The more locations you add, the more relevant online leagues will become. Sure, everyone will undoubtedly race to start their own private online championships among their friends with the built in league functionality, but having a large selection of tracks ensures these leagues will run for five, six, or even seven seasons, instead of just being active for the first month of the game’s launch, and then going on an indefinite hiatus until some YouTube personality starts one up again in a year’s time for a laugh with his subscribers.

Leaked vehicle class screens also indicate the game’s lack of diversity in content stretches beyond circuits and environments. Though the total number of cars in DiRT 4 is said to eclipse over 50 – a pretty good number for any rally game – we have to remember that the game is essentially split into three portions; rally, landrush, and rallycross, so only a portion of that 50 will be purpose built rally cars. Initial reports from footage taken by PlayStation Access sometimes show just two or three cars per rally class, with members of the official DiRT subreddit noting certain classes have indeed seen a reduction in size since DiRT Rally. The 2000cc class will awkwardly pair two 2001 WRC entries against a monster Ford Focus from 2007 now that the Citroen C4 of Sebastien Loeb appears to have been removed, while the highly popular N4 production class is still just two brand new cars despite Rally America grids sporting several years and models of Subaru’s, Ford’s, and Mitsubishi’s. This would have been cool to see in DiRT 4, it was in past iterations of DiRT and we all greatly appreciated the diversity, but unfortunately this practice has not returned.

What this means from an end user standpoint, is that there’s no excitement in saving up to purchase a car in a faster class and exploring what options you have available, because your choices are absurdly limited.

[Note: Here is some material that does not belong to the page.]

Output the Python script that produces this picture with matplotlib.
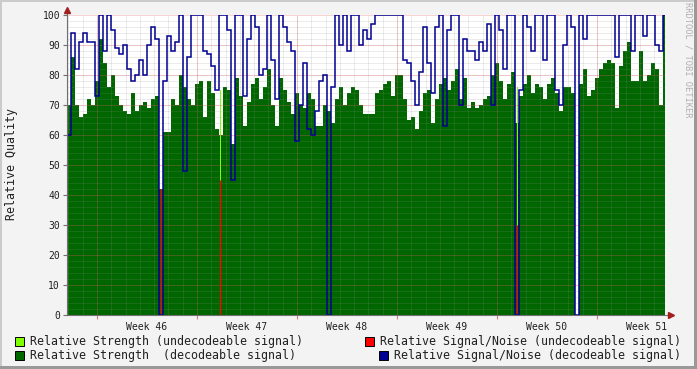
import matplotlib
matplotlib.use('Agg')
import matplotlib.pyplot as plt
import numpy as np
from matplotlib.patches import Rectangle

# time axis in days from the left edge of the graph
weeks = [46, 47, 48, 49, 50, 51]
week46_start = 2.1
span_days = 41.86
step_days = 0.28

# relative strength of decodeable signal (one value per step)
strength = [70, 86, 70, 66, 67, 72, 70, 78, 92, 84,
            76, 80, 73, 70, 68, 67, 74, 68, 70, 71,
            69, 72, 73, 42, 61, 61, 72, 70, 80, 76,
            72, 70, 77, 78, 66, 78, 74, 62, 60, 76,
            75, 57, 79, 73, 63, 71, 77, 79, 72, 76,
            82, 70, 63, 79, 75, 71, 67, 74, 70, 69,
            74, 72, 63, 63, 70, 68, 64, 72, 76, 70,
            74, 76, 75, 70, 67, 67, 67, 74, 75, 77,
            78, 73, 80, 80, 72, 65, 66, 62, 68, 74,
            75, 64, 72, 77, 79, 75, 78, 82, 72, 79,
            69, 71, 69, 70, 72, 73, 80, 84, 78, 72,
            77, 81, 64, 73, 77, 80, 74, 77, 76, 72,
            77, 79, 74, 68, 76, 76, 74, 0, 77, 82,
            73, 75, 79, 82, 84, 85, 84, 69, 83, 88,
            91, 78, 78, 88, 78, 80, 84, 82, 70, 100]

# relative signal/noise of decodeable signal
snr = [60, 94, 82, 91, 94, 91, 91, 73, 100, 88,
       100, 95, 89, 87, 90, 82, 78, 80, 85, 80,
       90, 96, 92, 0, 78, 93, 88, 91, 100, 48,
       86, 100, 100, 100, 88, 87, 83, 75, 100, 100,
       95, 45, 100, 100, 73, 92, 100, 96, 80, 82,
       100, 85, 72, 100, 96, 91, 88, 58, 70, 84,
       62, 60, 68, 78, 80, 0, 76, 100, 90, 100,
       88, 100, 100, 90, 95, 92, 97, 100, 100, 100,
       100, 100, 100, 100, 85, 84, 78, 70, 81, 96,
       84, 74, 96, 100, 63, 95, 100, 100, 70, 92,
       88, 88, 85, 91, 88, 97, 70, 100, 95, 82,
       100, 100, 0, 75, 100, 96, 88, 100, 100, 85,
       100, 100, 75, 70, 90, 100, 96, 0, 100, 92,
       100, 100, 100, 100, 100, 100, 100, 86, 100, 100,
       100, 88, 100, 100, 93, 100, 100, 90, 88, 100]

# undecodeable samples
undec_day = [6.55, 10.71, 31.5]
undec_strength = [0, 75, 76]
undec_snr = [42, 45, 30]

mono = 'DejaVu Sans Mono'
dark_green = '#006600'
light_green = '#80FF00'
red = '#FF0000'
navy = '#000090'

fig = plt.figure(figsize=(6.97, 3.69), dpi=100, facecolor='#F3F3F3')
ax = fig.add_axes([67 / 697, 54 / 369, 598 / 697, 300 / 369])
ax.set_facecolor('white')

edges = np.arange(len(strength) + 1) * step_days
ax.stairs(strength, edges, fill=True, color=dark_green, lw=0, zorder=2)
ax.bar(undec_day, undec_strength, width=0.07, color=light_green, lw=0, zorder=2.5)
ax.vlines(undec_day, 0, undec_snr, color=red, lw=1, zorder=4)
ax.stairs(snr, edges, baseline=None, color=navy, lw=1.1, zorder=5)

ax.set_xlim(0, span_days)
ax.set_ylim(0, 100)

# dotted grid
dot = (0, (1, 1))
week_starts = week46_start + 7 * np.arange(-1, 6)
for d in np.arange(week46_start - 2, span_days, 1.0):
    ax.axvline(d, color='#909090', alpha=0.35, lw=0.72, ls=dot, zorder=3)
for y in range(2, 100, 2):
    ax.axhline(y, color='#909090', alpha=0.35, lw=0.72, ls=dot, zorder=3)
for d in week_starts[1:]:
    ax.axvline(d, color='#E04040', alpha=0.45, lw=0.72, ls=dot, zorder=3.1)
for y in range(10, 101, 10):
    ax.axhline(y, color='#E04040', alpha=0.45, lw=0.72, ls=dot, zorder=3.1)

for s in ax.spines.values():
    s.set_visible(False)
ax.plot([0, 0], [0, 1.017], transform=ax.transAxes, color='#707070', lw=0.8,
        clip_on=False, zorder=6)
ax.plot([0, 1.01], [0, 0], transform=ax.transAxes, color='#707070', lw=0.8,
        clip_on=False, zorder=6)
ax.plot([0], [1.017], marker='^', ms=4, color='#A02020', transform=ax.transAxes,
        clip_on=False, zorder=7)
ax.plot([1.01], [0], marker='>', ms=4, color='#A02020', transform=ax.transAxes,
        clip_on=False, zorder=7)

ax.set_yticks(range(0, 101, 10))
ax.set_yticklabels([str(v) for v in range(0, 101, 10)], fontfamily=mono, fontsize=7)
ax.tick_params(axis='y', length=3, width=0.8, color='#707070', pad=2, labelcolor='#202020')
ax.set_xticks(week_starts[1:])
ax.set_xticklabels([])
ax.tick_params(axis='x', length=3, width=0.8, color='#D08080')
mid = week46_start + 3.5 + 7 * np.arange(len(weeks))
ax.set_xticks(mid, [f'Week {w}' for w in weeks], minor=True)
ax.tick_params(axis='x', which='minor', length=0, pad=5, labelsize=7, labelcolor='#202020')
for lb in ax.get_xticklabels(minor=True):
    lb.set_fontfamily(mono)

fig.text(12 / 697, 1 - 164 / 369, 'Relative Quality', rotation=90, ha='center', va='center',
         fontfamily=mono, fontsize=8.4, color='#202020')
fig.text(688 / 697, 1 - 60 / 369, 'RRDTOOL / TOBI OETIKER', rotation=270, ha='center',
         va='center', fontfamily=mono, fontsize=6.3, color='#B0B0B0')

# legend
legend = [
    (15, 341, light_green, 'Relative Strength (undecodeable signal)'),
    (15, 355, dark_green, 'Relative Strength  (decodeable signal)'),
    (365, 341, red, 'Relative Signal/Noise (undecodeable signal)'),
    (379, 355, navy, 'Relative Signal/Noise (decodeable signal)'),
]
for x, y, c, label in legend:
    fig.patches.append(Rectangle((x / 697, 1 - (y + 5) / 369), 9 / 697, 9 / 369,
                                 transform=fig.transFigure, facecolor=c,
                                 edgecolor='black', lw=0.7))
    fig.text((x + 15) / 697, 1 - y / 369, label, ha='left', va='center',
             fontfamily=mono, fontsize=8.4, color='#202020')

# 3d frame
fig.patches.append(Rectangle((0, 1 - 2 / 369), 1, 2 / 369, transform=fig.transFigure,
                             facecolor='#CBCBCB', lw=0))
fig.patches.append(Rectangle((0, 0), 2 / 697, 1, transform=fig.transFigure,
                             facecolor='#CBCBCB', lw=0))
fig.patches.append(Rectangle((0, 0), 1, 3 / 369, transform=fig.transFigure,
                             facecolor='#999999', lw=0))
fig.patches.append(Rectangle((1 - 3 / 697, 0), 3 / 697, 1, transform=fig.transFigure,
                             facecolor='#999999', lw=0))

fig.savefig('out.png', dpi=100, facecolor=fig.get_facecolor())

Part of what made earlier DiRT games fun is that the various rally classes included all sorts of entries from Ford, Mitsubishi, Subaru, and even Pontiac when they still existed, including several models from each manufacturer, leading to very diverse and exciting grids that offered a car for every driving style. Taking this element away creates a very stale Communist Poland-like game world, in which offline progression and online dick-waving really isn’t something to look forward to since everybody will share the exact same experience, corralled into buying the exact same car at the exact same point in the game.

Will the lack of content cripple DiRT 4? Possibly. I think what’s going to happen is that people will be blown away by the sheer quality of the title, but everyone will suspiciously be dropping it much quicker than anticipated if Codemasters do not plan a heavy Stream of post-release downloadable content. Will it score 9’s and 10’s, and go down as Codemasters knocking it out of the park, winning several Racing Game of the Year awards? Most likely, but without Codemasters breathing life into the title, I can see a situation where everybody talks about how great DiRT 4 was, only to have abandoned it by the end of the summer.